Here’s a secret: ɢoogle.com is not google.com - Analytics Edge

http://www.analyticsedge.com/2016/11/heres-a-secret-%C9%A2oogle-com-is-not-google-com/

「ɢoogle」の存在を報告したのは分析用途のソフトウェアアドオンを開発しているAnalytics Edge。ちょうどアメリカでは大統領選挙が行われたことで「Vote for Trump」という検索フレーズを使う人が少なからずいたのですが、多くの人のアクセス解析に「ɢoogle.com」というドメインが出現しました。

一例がこんな感じ。「secret.ɢoogle.com」は一見するとGoogleの何かだろうか?と思ってしまうところですが、Googleであれば「secret.google.com」となるはず。



ここで用いられている「ɢ」はラテン文字で用いられる、小文字と同じ高さで作られた大文字「スモールキャピタル」のGで、Unicodeの0262に割り当てられています。



Unicodeは世界の全ての文字を共通したコードで利用できるようにと考えられたもので、「基本ラテン文字(0000-007F)」「ヘブライ文字(0590-05FF)」「ひらがな(3040-309F)」「カタカナ(30A0-30FF)」など種別ごとにまとめて割り当てられています。
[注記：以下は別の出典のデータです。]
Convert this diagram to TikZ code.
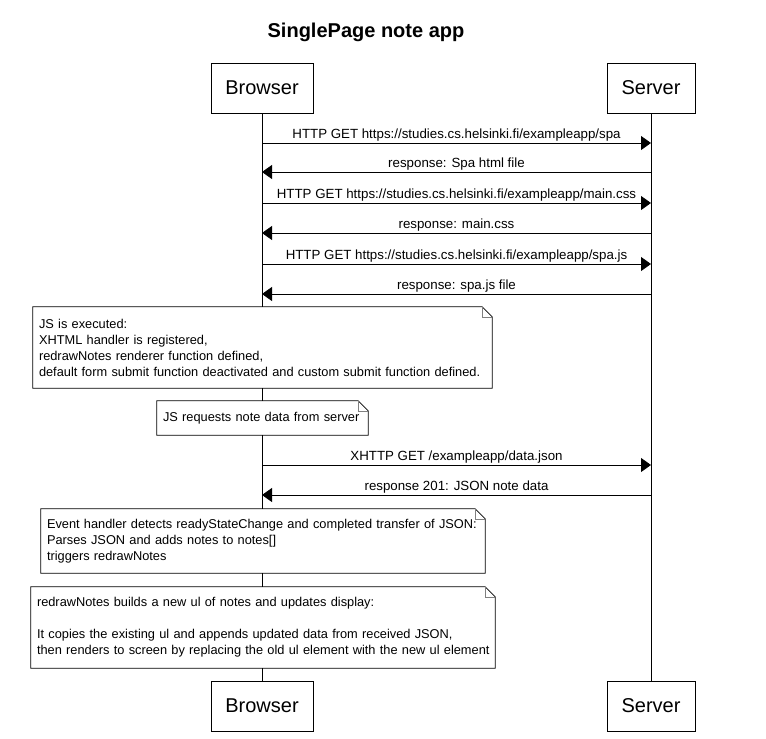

スモールキャピタルはひとくくりではなく「音声記号拡張」「IPA拡張(国際音声記号)」「ラテン文字拡張D」とバラバラに割り当てられていますが「ᴀ、ʙ、ᴄ、ᴅ、ᴇ、ꜰ、ɢ、ɪ、ᴊ、ᴋ、ʟ、ᴍ、ɴ、ᴏ、ᴘ、ʀ、ꜱ、ᴛ、ᴜ、ᴠ、ᴡ、ʏ、ᴢ」の24文字が利用可能(QとXは割り当てなし)。

通常はドメイン名というとアルファベット・数字・ハイフンが用いられますが「非英語圏のインターネットユーザにとって、 よりわかりやすい文字を使用したドメイン名を利用することができるように」ということで実現した国際化ドメイン名(IDN)のおかげで、このような記号を利用したドメイン名が使えるようになっています。

IDNはNameprepでの正規化、Punycodeでの変換を経て、従来のドメイン名と同様に扱える形に変換されます。例えば、日本語ドメイン名を使っているサイトとしてわかりやすい、秘密結社鷹の爪のポータルサイト「鷹の爪.jp」の場合は「xn--u9j429qiq1a.jp」に変換されます。冒頭部分の「xn--」がこのドメイン名がIDNであることを示しています。

「ɢoogle.com」はこのIDNをうまく悪用してGoogleっぽく見せていると言えます。実際にアクセスすると「money.get.away.get.a.good.job.with.more.pay.and.(中略)buy.me.a.football.team.money.get.back.i.am.alright.jack.ilovevitaly.com」というサイトにたどり着くとのこと。なおAnalytics Edgeとこの件を報じたThe Next Webではコンピューターに損害を与える恐れがあるのでアクセスしないことを推奨しています。